Saved entries
--- --- ---
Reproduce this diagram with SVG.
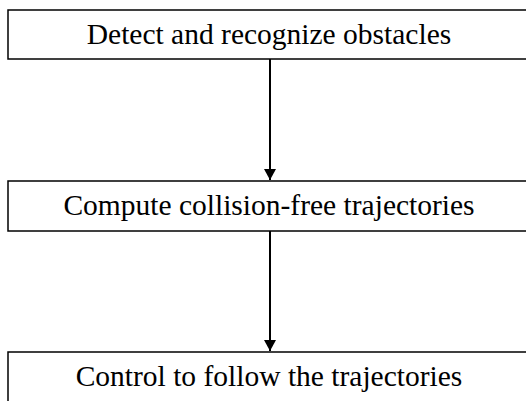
<svg xmlns="http://www.w3.org/2000/svg" width="526" height="401" viewBox="0 0 526 401">
<style>
.box{fill:#fff;stroke:#000;stroke-width:1.5}
.lbl{font-family:"Liberation Serif","Times New Roman",serif;font-size:29.5px;fill:#000;text-anchor:middle}
.conn{stroke:#000;stroke-width:2;fill:none}
</style>
<defs>
<marker id="ah" markerUnits="userSpaceOnUse" markerWidth="12" markerHeight="12" refX="10" refY="5.5" orient="auto" viewBox="0 0 10 11">
<path d="M0,0 L10,5.5 L0,11 Z" fill="#000"/>
</marker>
</defs>
<rect width="526" height="401" fill="#fff"/>
<g id="n1">
<rect class="box" x="8" y="10" width="540" height="49"/>
<text class="lbl" x="269" y="44">Detect and recognize obstacles</text>
</g>
<g id="n2">
<rect class="box" x="8" y="181" width="540" height="50"/>
<text class="lbl" x="269" y="215">Compute collision-free trajectories</text>
</g>
<g id="n3">
<rect class="box" x="8" y="352" width="540" height="70"/>
<text class="lbl" x="269" y="386">Control to follow the trajectories</text>
</g>
<g id="connectors">
<line class="conn" x1="270" y1="59" x2="270" y2="180" marker-end="url(#ah)"/>
<line class="conn" x1="270" y1="231" x2="270" y2="351" marker-end="url(#ah)"/>
</g>
</svg>
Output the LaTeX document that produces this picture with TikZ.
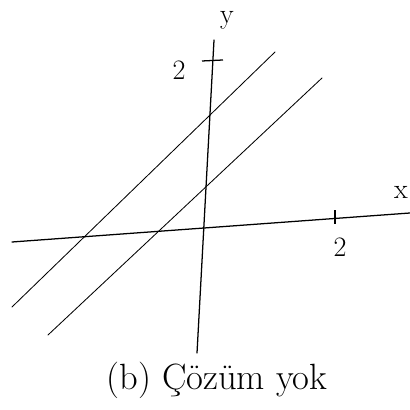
--- --- ---
» GIVEN PROBLEM: Make an exact copy of all the material, but keep the pictures out of it.

» EXERCISE ANSWER:
Reproduce this diagram with SVG.
<svg xmlns="http://www.w3.org/2000/svg" width="526" height="401" viewBox="0 0 526 401">
<style>
.box{fill:#fff;stroke:#000;stroke-width:1.5}
.lbl{font-family:"Liberation Serif","Times New Roman",serif;font-size:29.5px;fill:#000;text-anchor:middle}
.conn{stroke:#000;stroke-width:2;fill:none}
</style>
<defs>
<marker id="ah" markerUnits="userSpaceOnUse" markerWidth="12" markerHeight="12" refX="10" refY="5.5" orient="auto" viewBox="0 0 10 11">
<path d="M0,0 L10,5.5 L0,11 Z" fill="#000"/>
</marker>
</defs>
<rect width="526" height="401" fill="#fff"/>
<g id="n1">
<rect class="box" x="8" y="10" width="540" height="49"/>
<text class="lbl" x="269" y="44">Detect and recognize obstacles</text>
</g>
<g id="n2">
<rect class="box" x="8" y="181" width="540" height="50"/>
<text class="lbl" x="269" y="215">Compute collision-free trajectories</text>
</g>
<g id="n3">
<rect class="box" x="8" y="352" width="540" height="70"/>
<text class="lbl" x="269" y="386">Control to follow the trajectories</text>
</g>
<g id="connectors">
<line class="conn" x1="270" y1="59" x2="270" y2="180" marker-end="url(#ah)"/>
<line class="conn" x1="270" y1="231" x2="270" y2="351" marker-end="url(#ah)"/>
</g>
</svg>
Output the LaTeX document that produces this picture with TikZ.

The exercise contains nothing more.